# Description of the task
For the copy, please give all of the data again exactly and leave the pictures out.

::: Data extract :::

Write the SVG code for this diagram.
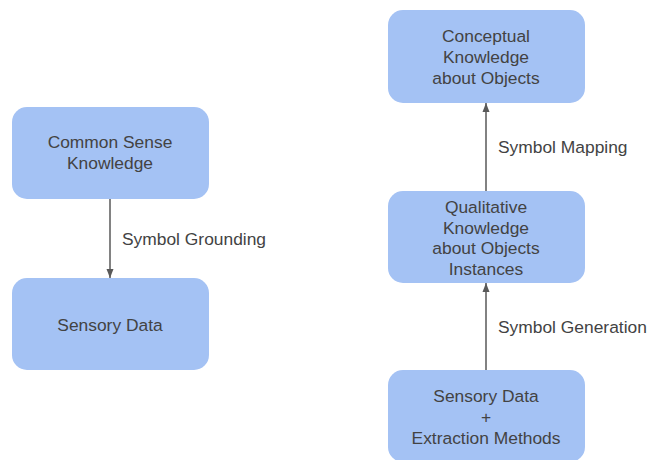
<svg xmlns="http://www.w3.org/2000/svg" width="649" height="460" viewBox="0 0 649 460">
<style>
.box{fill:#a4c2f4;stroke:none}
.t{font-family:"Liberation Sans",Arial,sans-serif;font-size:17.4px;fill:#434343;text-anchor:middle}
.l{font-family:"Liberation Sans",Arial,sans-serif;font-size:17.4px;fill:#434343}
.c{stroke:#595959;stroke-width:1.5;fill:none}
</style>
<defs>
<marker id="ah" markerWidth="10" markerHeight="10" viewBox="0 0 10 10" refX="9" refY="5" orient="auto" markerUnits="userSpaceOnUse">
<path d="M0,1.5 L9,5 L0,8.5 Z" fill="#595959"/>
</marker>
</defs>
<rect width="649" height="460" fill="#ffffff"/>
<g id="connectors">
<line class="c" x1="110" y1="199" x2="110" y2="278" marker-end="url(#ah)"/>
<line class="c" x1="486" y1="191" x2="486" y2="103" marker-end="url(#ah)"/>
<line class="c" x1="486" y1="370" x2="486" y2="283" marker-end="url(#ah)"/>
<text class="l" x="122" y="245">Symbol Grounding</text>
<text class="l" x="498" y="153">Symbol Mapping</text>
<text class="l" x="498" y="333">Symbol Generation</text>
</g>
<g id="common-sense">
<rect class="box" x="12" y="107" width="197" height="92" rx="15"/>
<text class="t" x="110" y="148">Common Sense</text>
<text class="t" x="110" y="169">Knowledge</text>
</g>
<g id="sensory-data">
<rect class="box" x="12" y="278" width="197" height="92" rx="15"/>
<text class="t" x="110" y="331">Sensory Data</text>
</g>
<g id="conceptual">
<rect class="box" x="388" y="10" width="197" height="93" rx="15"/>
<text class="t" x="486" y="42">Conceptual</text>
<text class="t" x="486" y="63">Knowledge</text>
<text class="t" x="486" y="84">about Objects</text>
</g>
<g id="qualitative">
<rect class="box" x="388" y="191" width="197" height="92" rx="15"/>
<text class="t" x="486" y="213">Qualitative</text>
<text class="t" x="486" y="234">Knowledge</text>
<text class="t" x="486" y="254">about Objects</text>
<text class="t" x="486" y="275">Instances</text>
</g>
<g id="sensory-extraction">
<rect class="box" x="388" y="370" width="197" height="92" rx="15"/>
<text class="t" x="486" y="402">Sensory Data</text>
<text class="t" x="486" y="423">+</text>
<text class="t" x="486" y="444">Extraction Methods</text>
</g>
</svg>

:::

# Response to this exercise
Write the SVG code for this diagram.
<svg xmlns="http://www.w3.org/2000/svg" width="649" height="460" viewBox="0 0 649 460">
<style>
.box{fill:#a4c2f4;stroke:none}
.t{font-family:"Liberation Sans",Arial,sans-serif;font-size:17.4px;fill:#434343;text-anchor:middle}
.l{font-family:"Liberation Sans",Arial,sans-serif;font-size:17.4px;fill:#434343}
.c{stroke:#595959;stroke-width:1.5;fill:none}
</style>
<defs>
<marker id="ah" markerWidth="10" markerHeight="10" viewBox="0 0 10 10" refX="9" refY="5" orient="auto" markerUnits="userSpaceOnUse">
<path d="M0,1.5 L9,5 L0,8.5 Z" fill="#595959"/>
</marker>
</defs>
<rect width="649" height="460" fill="#ffffff"/>
<g id="connectors">
<line class="c" x1="110" y1="199" x2="110" y2="278" marker-end="url(#ah)"/>
<line class="c" x1="486" y1="191" x2="486" y2="103" marker-end="url(#ah)"/>
<line class="c" x1="486" y1="370" x2="486" y2="283" marker-end="url(#ah)"/>
<text class="l" x="122" y="245">Symbol Grounding</text>
<text class="l" x="498" y="153">Symbol Mapping</text>
<text class="l" x="498" y="333">Symbol Generation</text>
</g>
<g id="common-sense">
<rect class="box" x="12" y="107" width="197" height="92" rx="15"/>
<text class="t" x="110" y="148">Common Sense</text>
<text class="t" x="110" y="169">Knowledge</text>
</g>
<g id="sensory-data">
<rect class="box" x="12" y="278" width="197" height="92" rx="15"/>
<text class="t" x="110" y="331">Sensory Data</text>
</g>
<g id="conceptual">
<rect class="box" x="388" y="10" width="197" height="93" rx="15"/>
<text class="t" x="486" y="42">Conceptual</text>
<text class="t" x="486" y="63">Knowledge</text>
<text class="t" x="486" y="84">about Objects</text>
</g>
<g id="qualitative">
<rect class="box" x="388" y="191" width="197" height="92" rx="15"/>
<text class="t" x="486" y="213">Qualitative</text>
<text class="t" x="486" y="234">Knowledge</text>
<text class="t" x="486" y="254">about Objects</text>
<text class="t" x="486" y="275">Instances</text>
</g>
<g id="sensory-extraction">
<rect class="box" x="388" y="370" width="197" height="92" rx="15"/>
<text class="t" x="486" y="402">Sensory Data</text>
<text class="t" x="486" y="423">+</text>
<text class="t" x="486" y="444">Extraction Methods</text>
</g>
</svg>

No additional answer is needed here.